When the UAE was announced as the host of COP28, questions were immediately asked about the potential conflict of interest. Can a major oil and gas producer really host the conference at such a pivotal point in time? In that sense, this COP was arguably always fighting an uphill battle to be considered a success. But like mentioned previously, what does ‘success’ actually mean? The real answer is that it depends on who you ask.

Many people have called this COP the beginning of the end of the fossil fuel era, whilst others claim it is not even close to that. Indeed, the wording in the final text is loose, and still enables parties to continue fossil fuel production, but explicitly mentioning the need to transition away from fossil fuels on a global scale, signifies an indisputable step in the right direction, no matter how small that step might be.

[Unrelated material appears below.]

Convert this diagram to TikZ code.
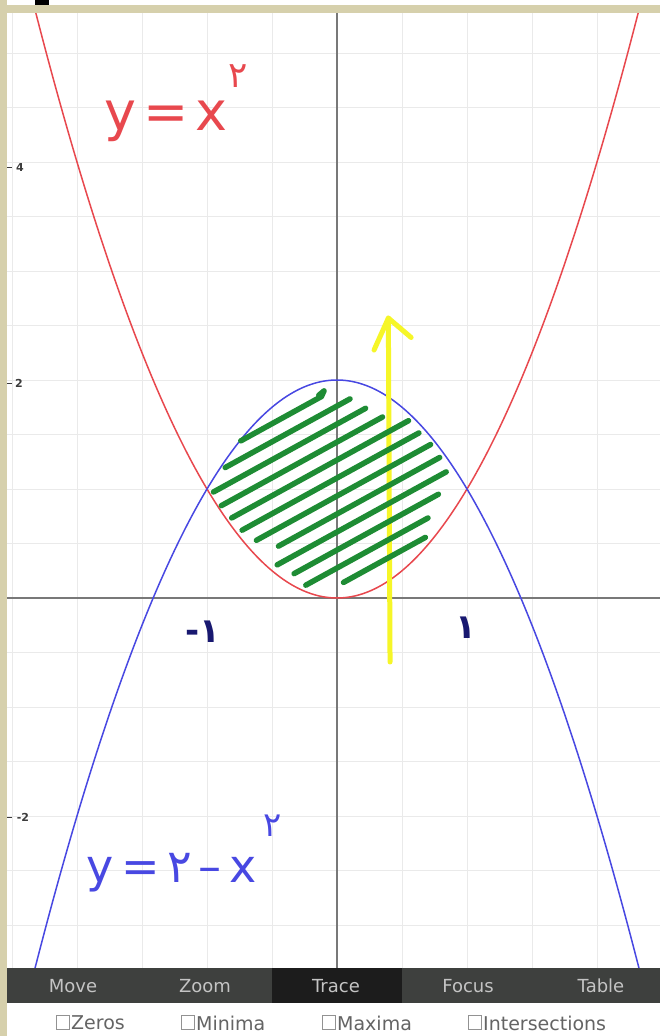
\documentclass[tikz,border=0pt]{standalone}
\usepackage{fontspec}
\setmainfont{DejaVu Sans}
\newfontfamily\arabicfont[Script=Arabic]{DejaVu Sans}
\definecolor{tanband}{RGB}{214,208,172}
\definecolor{gridc}{RGB}{234,234,234}
\definecolor{axisc}{RGB}{120,120,120}
\definecolor{redc}{RGB}{232,72,78}
\definecolor{bluec}{RGB}{72,72,226}
\definecolor{hatchc}{RGB}{30,140,52}
\definecolor{yellowc}{RGB}{246,246,40}
\definecolor{navyc}{RGB}{24,24,112}
\definecolor{tbdark}{RGB}{62,64,62}
\definecolor{tbsel}{RGB}{28,28,28}
\definecolor{tbtext}{RGB}{196,196,196}
\definecolor{cbtext}{RGB}{100,100,100}
\definecolor{ticktext}{RGB}{60,60,60}
\begin{document}
\begin{tikzpicture}[x=1pt,y=-1pt,
  gridline/.style={draw=gridc,line width=0.9pt},
  axisline/.style={draw=axisc,line width=1.4pt},
  curve/.style={line width=1.5pt},
  hatch/.style={draw=hatchc,line width=5.5pt,line cap=round,line join=round},
  arrowline/.style={draw=yellowc,line width=5pt,line cap=round,line join=round},
  tbtxt/.style={text=tbtext,font=\fontsize{18}{18}\selectfont,inner sep=0pt},
  cbtxt/.style={text=cbtext,font=\fontsize{19}{19}\selectfont,inner sep=0pt,anchor=west},
  cbox/.style={draw=cbtext!70,fill=white,line width=0.9pt},
  ticklbl/.style={text=ticktext,font=\bfseries\fontsize{11}{11}\selectfont,inner sep=0pt}
]
\useasboundingbox (0,0) rectangle (660,1036);
\fill[white] (0,0) rectangle (660,1036);
% frame
\fill[tanband] (0,0) rectangle (7,1036);
\fill[tanband] (0,5) rectangle (660,13);
\fill[black] (35,0) rectangle (49,5);
% plot area
\begin{scope}
\clip (7,13) rectangle (660,968);
\begin{scope}[shift={(337,598)},x=130pt,y=109pt]
  \foreach \i in {-5,...,5} \draw[gridline] (\i*0.5,-3.7) -- (\i*0.5,5.7);
  \foreach \j in {-7,...,11} \draw[gridline] (-2.7,\j*0.5) -- (2.6,\j*0.5);
  \draw[axisline] (-2.7,0) -- (2.6,0);
  \draw[axisline] (0,-3.7) -- (0,5.7);
  \draw[curve,draw=redc] plot[domain=-2.36:2.36,samples=120,smooth] (\x,{\x*\x});
  \draw[curve,draw=bluec] plot[domain=-2.36:2.36,samples=120,smooth] (\x,{2-\x*\x});
  % yellow arrow
  \coordinate (ybot) at (0.408,-0.587);
  \coordinate (ytip) at (0.395,2.568);
  \coordinate (ylb) at (0.285,2.275);
  \coordinate (yrb) at (0.570,2.390);
  \draw[arrowline] (ybot) -- (ytip);
  \draw[arrowline] (ylb) -- (ytip) -- (yrb);
  % green hatching
  \foreach \b/\xl/\xr in {1.927/-0.74/-0.12, 1.761/-0.86/0.10, 1.596/-0.95/0.22,
      1.431/-0.89/0.35, 1.266/-0.81/0.55, 1.101/-0.73/0.63, 0.936/-0.62/0.72,
      0.771/-0.45/0.79, 0.606/-0.46/0.84, 0.440/-0.33/0.78, 0.275/-0.24/0.70,
      0.110/0.05/0.68}
    \draw[hatch] (\xl,{\b+0.656*\xl}) -- (\xr,{\b+0.656*\xr});
  \draw[hatch] (-0.12,{1.927-0.656*0.12}) -- (-0.10,1.90) -- (-0.14,1.86);
\end{scope}
\end{scope}
% tick marks and labels
\draw[ticktext,line width=0.8pt] (7,167) -- (12,167);
\draw[ticktext,line width=0.8pt] (7,383) -- (12,383);
\draw[ticktext,line width=0.8pt] (7,817) -- (12,817);
\node[ticklbl] (t4) at (20,167) {4};
\node[ticklbl] (t2) at (19,383) {2};
\node[ticklbl] (tm2) at (23,817) {-2};
% handwritten labels
\node[anchor=base west,inner sep=0pt,text=redc,font=\fontsize{54}{54}\selectfont] (redlab) at (104,130) {y\hspace{7pt}=\hspace{7pt}x};
\node[text=redc,inner sep=0pt,font=\arabicfont\fontsize{36}{36}\selectfont] (redexp) at (238,76) {۲};
\node[anchor=base west,inner sep=0pt,text=bluec,font=\fontsize{46}{46}\selectfont] (bluelab) at (86,882) {y\hspace{8pt}=\hspace{8pt}{\arabicfont ۲}\hspace{6pt}–\hspace{8pt}x};
\node[text=bluec,inner sep=0pt,font=\arabicfont\fontsize{34}{34}\selectfont] (blueexp) at (273,826) {۲};
\node[text=navyc,inner sep=0pt,font=\bfseries\fontsize{34}{34}\selectfont] (mone) at (203,632) {-{\arabicfont ۱}};
\node[text=navyc,inner sep=0pt,font=\arabicfont\bfseries\fontsize{34}{34}\selectfont] (one) at (466,628) {۱};
% toolbar
\fill[tbdark] (7,968) rectangle (660,1003);
\fill[tbsel] (272,968) rectangle (402,1003);
\node[tbtxt] (bmove) at (73,986) {Move};
\node[tbtxt] (bzoom) at (205,986) {Zoom};
\node[tbtxt] (btrace) at (336,986) {Trace};
\node[tbtxt] (bfocus) at (468,986) {Focus};
\node[tbtxt] (btable) at (601,986) {Table};
% checkbox row
\draw[cbox] (56,1015) rectangle (69,1029);
\node[cbtxt] (czeros) at (71,1023) {Zeros};
\draw[cbox] (181,1015) rectangle (194,1029);
\node[cbtxt] (cminima) at (196,1023) {Minima};
\draw[cbox] (322,1015) rectangle (335,1029);
\node[cbtxt] (cmaxima) at (337,1023) {Maxima};
\draw[cbox] (468,1015) rectangle (481,1029);
\node[cbtxt] (cinter) at (483,1023) {Intersections};
\end{tikzpicture}
\end{document}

Ultimately, we are now approaching the midpoint of this ‘critical decade for action’ and we have yet to really see the transformative change required. Depending on how you view it, COP28 can be deemed a success. But no matter what your perspective is, there is still so much more to be done. The tripling of renewable energy capacity and the other technology announcements are welcomed, and it is now our responsibility as an industry to help deliver that goal.

To unlock this potential, we need supportive regulatory environments, efficient planning and permitting processes and the finance to make it happen. COP29 will once again be a crucial forum to discuss these topics, build on the COP28 outcomes and deliver on our goals to stop climate change. The objective remains – half global emissions by 2030 to stay on track. Time to get to work.